*Collected data*:
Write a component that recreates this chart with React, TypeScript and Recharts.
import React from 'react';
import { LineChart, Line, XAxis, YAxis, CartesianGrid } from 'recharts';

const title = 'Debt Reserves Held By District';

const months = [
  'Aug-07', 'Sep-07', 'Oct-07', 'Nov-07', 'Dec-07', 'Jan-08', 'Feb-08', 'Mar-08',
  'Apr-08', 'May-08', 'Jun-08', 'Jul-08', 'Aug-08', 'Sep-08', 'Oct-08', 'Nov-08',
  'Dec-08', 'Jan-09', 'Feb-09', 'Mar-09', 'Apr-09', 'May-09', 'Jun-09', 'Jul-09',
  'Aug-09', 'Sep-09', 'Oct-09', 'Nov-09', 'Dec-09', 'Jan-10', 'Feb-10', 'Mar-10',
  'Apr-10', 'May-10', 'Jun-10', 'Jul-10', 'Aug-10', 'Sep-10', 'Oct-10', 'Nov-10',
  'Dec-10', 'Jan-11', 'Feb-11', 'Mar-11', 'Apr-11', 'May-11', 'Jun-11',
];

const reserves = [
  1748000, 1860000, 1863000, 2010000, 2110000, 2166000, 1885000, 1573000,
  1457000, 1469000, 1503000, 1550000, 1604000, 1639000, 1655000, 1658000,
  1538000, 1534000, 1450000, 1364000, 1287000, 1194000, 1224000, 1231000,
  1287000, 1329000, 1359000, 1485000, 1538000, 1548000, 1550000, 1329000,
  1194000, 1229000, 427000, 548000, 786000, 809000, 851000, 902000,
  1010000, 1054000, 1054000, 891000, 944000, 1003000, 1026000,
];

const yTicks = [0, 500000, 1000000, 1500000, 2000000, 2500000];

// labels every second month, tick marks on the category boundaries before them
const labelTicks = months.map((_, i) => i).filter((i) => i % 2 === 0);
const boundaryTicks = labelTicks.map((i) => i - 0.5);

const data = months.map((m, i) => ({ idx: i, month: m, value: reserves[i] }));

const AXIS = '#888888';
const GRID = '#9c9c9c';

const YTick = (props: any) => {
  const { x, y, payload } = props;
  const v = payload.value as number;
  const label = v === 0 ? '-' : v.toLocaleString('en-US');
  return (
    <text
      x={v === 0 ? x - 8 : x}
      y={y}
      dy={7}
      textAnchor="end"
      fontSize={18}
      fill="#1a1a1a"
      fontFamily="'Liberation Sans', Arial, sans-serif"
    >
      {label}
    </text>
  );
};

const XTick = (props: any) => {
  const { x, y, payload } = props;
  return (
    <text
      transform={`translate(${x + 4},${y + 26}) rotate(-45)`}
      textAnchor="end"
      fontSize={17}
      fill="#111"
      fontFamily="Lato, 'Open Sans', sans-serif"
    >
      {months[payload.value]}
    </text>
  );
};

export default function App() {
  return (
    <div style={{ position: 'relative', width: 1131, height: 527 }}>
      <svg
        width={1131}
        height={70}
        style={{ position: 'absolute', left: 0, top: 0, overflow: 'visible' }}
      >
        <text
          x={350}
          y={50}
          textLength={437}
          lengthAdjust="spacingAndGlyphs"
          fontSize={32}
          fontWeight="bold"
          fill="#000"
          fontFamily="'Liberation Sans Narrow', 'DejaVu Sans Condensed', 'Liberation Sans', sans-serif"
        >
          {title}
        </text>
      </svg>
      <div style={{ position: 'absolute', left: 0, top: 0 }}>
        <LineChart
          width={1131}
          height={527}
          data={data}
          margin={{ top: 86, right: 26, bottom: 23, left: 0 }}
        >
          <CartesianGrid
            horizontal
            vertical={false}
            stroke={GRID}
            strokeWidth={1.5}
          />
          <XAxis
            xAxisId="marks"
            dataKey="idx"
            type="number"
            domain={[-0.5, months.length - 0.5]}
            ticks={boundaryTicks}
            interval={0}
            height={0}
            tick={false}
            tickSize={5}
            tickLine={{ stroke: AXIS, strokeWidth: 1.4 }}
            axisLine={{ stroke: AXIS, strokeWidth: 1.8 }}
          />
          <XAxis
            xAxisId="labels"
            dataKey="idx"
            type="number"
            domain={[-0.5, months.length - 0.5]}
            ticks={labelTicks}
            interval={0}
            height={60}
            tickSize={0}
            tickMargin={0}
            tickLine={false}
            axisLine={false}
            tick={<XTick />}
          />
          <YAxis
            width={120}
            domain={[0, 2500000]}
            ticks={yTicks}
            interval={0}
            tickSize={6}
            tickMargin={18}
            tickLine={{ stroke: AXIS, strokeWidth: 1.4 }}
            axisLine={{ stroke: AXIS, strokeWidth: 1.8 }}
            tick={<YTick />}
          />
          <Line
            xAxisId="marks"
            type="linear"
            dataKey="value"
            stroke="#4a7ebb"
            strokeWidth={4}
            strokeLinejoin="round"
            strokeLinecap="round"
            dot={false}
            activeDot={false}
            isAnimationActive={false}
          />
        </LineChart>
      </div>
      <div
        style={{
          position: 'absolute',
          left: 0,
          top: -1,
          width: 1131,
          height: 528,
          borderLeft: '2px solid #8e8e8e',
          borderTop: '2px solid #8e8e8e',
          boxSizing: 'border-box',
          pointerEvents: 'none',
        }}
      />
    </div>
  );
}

*Challenge*: Return every line exactly.

*Full answer*:
Write a component that recreates this chart with React, TypeScript and Recharts.
import React from 'react';
import { LineChart, Line, XAxis, YAxis, CartesianGrid } from 'recharts';

const title = 'Debt Reserves Held By District';

const months = [
  'Aug-07', 'Sep-07', 'Oct-07', 'Nov-07', 'Dec-07', 'Jan-08', 'Feb-08', 'Mar-08',
  'Apr-08', 'May-08', 'Jun-08', 'Jul-08', 'Aug-08', 'Sep-08', 'Oct-08', 'Nov-08',
  'Dec-08', 'Jan-09', 'Feb-09', 'Mar-09', 'Apr-09', 'May-09', 'Jun-09', 'Jul-09',
  'Aug-09', 'Sep-09', 'Oct-09', 'Nov-09', 'Dec-09', 'Jan-10', 'Feb-10', 'Mar-10',
  'Apr-10', 'May-10', 'Jun-10', 'Jul-10', 'Aug-10', 'Sep-10', 'Oct-10', 'Nov-10',
  'Dec-10', 'Jan-11', 'Feb-11', 'Mar-11', 'Apr-11', 'May-11', 'Jun-11',
];

const reserves = [
  1748000, 1860000, 1863000, 2010000, 2110000, 2166000, 1885000, 1573000,
  1457000, 1469000, 1503000, 1550000, 1604000, 1639000, 1655000, 1658000,
  1538000, 1534000, 1450000, 1364000, 1287000, 1194000, 1224000, 1231000,
  1287000, 1329000, 1359000, 1485000, 1538000, 1548000, 1550000, 1329000,
  1194000, 1229000, 427000, 548000, 786000, 809000, 851000, 902000,
  1010000, 1054000, 1054000, 891000, 944000, 1003000, 1026000,
];

const yTicks = [0, 500000, 1000000, 1500000, 2000000, 2500000];

// labels every second month, tick marks on the category boundaries before them
const labelTicks = months.map((_, i) => i).filter((i) => i % 2 === 0);
const boundaryTicks = labelTicks.map((i) => i - 0.5);

const data = months.map((m, i) => ({ idx: i, month: m, value: reserves[i] }));

const AXIS = '#888888';
const GRID = '#9c9c9c';

const YTick = (props: any) => {
  const { x, y, payload } = props;
  const v = payload.value as number;
  const label = v === 0 ? '-' : v.toLocaleString('en-US');
  return (
    <text
      x={v === 0 ? x - 8 : x}
      y={y}
      dy={7}
      textAnchor="end"
      fontSize={18}
      fill="#1a1a1a"
      fontFamily="'Liberation Sans', Arial, sans-serif"
    >
      {label}
    </text>
  );
};

const XTick = (props: any) => {
  const { x, y, payload } = props;
  return (
    <text
      transform={`translate(${x + 4},${y + 26}) rotate(-45)`}
      textAnchor="end"
      fontSize={17}
      fill="#111"
      fontFamily="Lato, 'Open Sans', sans-serif"
    >
      {months[payload.value]}
    </text>
  );
};

export default function App() {
  return (
    <div style={{ position: 'relative', width: 1131, height: 527 }}>
      <svg
        width={1131}
        height={70}
        style={{ position: 'absolute', left: 0, top: 0, overflow: 'visible' }}
      >
        <text
          x={350}
          y={50}
          textLength={437}
          lengthAdjust="spacingAndGlyphs"
          fontSize={32}
          fontWeight="bold"
          fill="#000"
          fontFamily="'Liberation Sans Narrow', 'DejaVu Sans Condensed', 'Liberation Sans', sans-serif"
        >
          {title}
        </text>
      </svg>
      <div style={{ position: 'absolute', left: 0, top: 0 }}>
        <LineChart
          width={1131}
          height={527}
          data={data}
          margin={{ top: 86, right: 26, bottom: 23, left: 0 }}
        >
          <CartesianGrid
            horizontal
            vertical={false}
            stroke={GRID}
            strokeWidth={1.5}
          />
          <XAxis
            xAxisId="marks"
            dataKey="idx"
            type="number"
            domain={[-0.5, months.length - 0.5]}
            ticks={boundaryTicks}
            interval={0}
            height={0}
            tick={false}
            tickSize={5}
            tickLine={{ stroke: AXIS, strokeWidth: 1.4 }}
            axisLine={{ stroke: AXIS, strokeWidth: 1.8 }}
          />
          <XAxis
            xAxisId="labels"
            dataKey="idx"
            type="number"
            domain={[-0.5, months.length - 0.5]}
            ticks={labelTicks}
            interval={0}
            height={60}
            tickSize={0}
            tickMargin={0}
            tickLine={false}
            axisLine={false}
            tick={<XTick />}
          />
          <YAxis
            width={120}
            domain={[0, 2500000]}
            ticks={yTicks}
            interval={0}
            tickSize={6}
            tickMargin={18}
            tickLine={{ stroke: AXIS, strokeWidth: 1.4 }}
            axisLine={{ stroke: AXIS, strokeWidth: 1.8 }}
            tick={<YTick />}
          />
          <Line
            xAxisId="marks"
            type="linear"
            dataKey="value"
            stroke="#4a7ebb"
            strokeWidth={4}
            strokeLinejoin="round"
            strokeLinecap="round"
            dot={false}
            activeDot={false}
            isAnimationActive={false}
          />
        </LineChart>
      </div>
      <div
        style={{
          position: 'absolute',
          left: 0,
          top: -1,
          width: 1131,
          height: 528,
          borderLeft: '2px solid #8e8e8e',
          borderTop: '2px solid #8e8e8e',
          boxSizing: 'border-box',
          pointerEvents: 'none',
        }}
      />
    </div>
  );
}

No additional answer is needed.